Well, that’s because it was not true. He stopped making that claim after our fact check appeared.
But now he highlights a one-month decline in the trade deficit — and says it’s because “we’re taking in a lot of tariff money.”
But this is also not correct.
Regular readers know that we frequently say that Trump’s obsession with trade deficits is misplaced. A trade deficit simply means that people in one country are buying more goods from another country than people in the second country are buying from the first country. Americans want to buy these products from overseas, either because of quality or price.
The trade-deficit numbers are also shaped by underlying factors, such as an imbalance between a country’s savings and investment rates. A bigger federal budget deficit — caused by, say, a large tax cut or more government spending — can boost the trade deficit because the country saves less and borrows more from abroad. The booming economy can also be at fault — the more money people have, the more they can spend on goods from overseas. And a strong currency means those foreign goods are cheaper for a particular country and its goods are more expensive for foreign consumers. (The video above explains this in more detail.)
Nevertheless, the president keeps citing trade deficit figures, so we will have to keep fact-checking him.
The day before the president spoke in Hanoi, the Commerce Department released an advance report of the December trade deficit. It showed the deficit for trade in merchandise — the figure Trump often refers to — was $79.5 billion in December, up $9 billion from $70.5 billion in November.

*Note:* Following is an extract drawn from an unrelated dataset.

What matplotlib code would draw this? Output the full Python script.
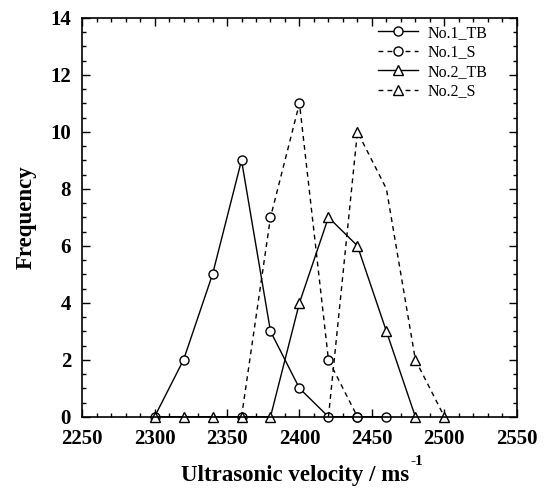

We presume Trump was not paying attention to trade data while he was involved in high-level diplomacy. So it’s safe to assume he was referring to the November figures. (We did not get an explanation from the White House.)
Indeed, the earlier report shows that the goods deficit decreased $6.7 billion, to $71.6 billion. But, as we have just shown, the deficit went up the next month — to what turns out to be a record high (before inflation) for the goods deficit. Actually, a better measure would be to compare November 2018 to November 2017. That shows the trade deficit increased year over year.
(There are small differences in what data is collected and reported in what are known as the international transactions accounts (ITAs) and the GDP accounts, which is why we are offering the 2018 figures from the GDP report as tentative numbers. The official trade-deficit numbers will be slightly different.)
The GDP report also indicates that the goods deficits will widen to more than $900 billion, compared with $810 billion in 2017. This presumably will be a crushing blow to a president who spent the past year falsely claiming the United States “lost” $800 billion on trade.
As for Trump’s claim that the deficit came down because of “tariff money,” that’s poppycock. We’d previously estimated that the Trump tariffs brought in about $3 billion in November (and a roughly equivalent amount in December). But that pales in comparison to monthly deficits of $70 billion to $80 billion. Moreover, the tariffs would affect the deficit only by decreasing imports, not by reducing the trade-deficit figure.
But there’s been no decline in imports. Using three-month moving averages to smooth out the data, we see imports generally kept moving up, until a slight drop from October to November. Comparing individual months in 2018 to 2017, imports were higher every month in 2018.
The Pinocchio Test
The president keeps seizing on scraps of data — a month here or a quarter there — to falsely claim the trade deficit is being reduced. But over the course of the year, it kept growing. Attributing a small one-month shift to tariffs is especially silly.
It would be better for the president to end his focus on the trade deficit, because whether it grows or shrinks is largely beyond his control. But in the meantime, he earns Four Pinocchios.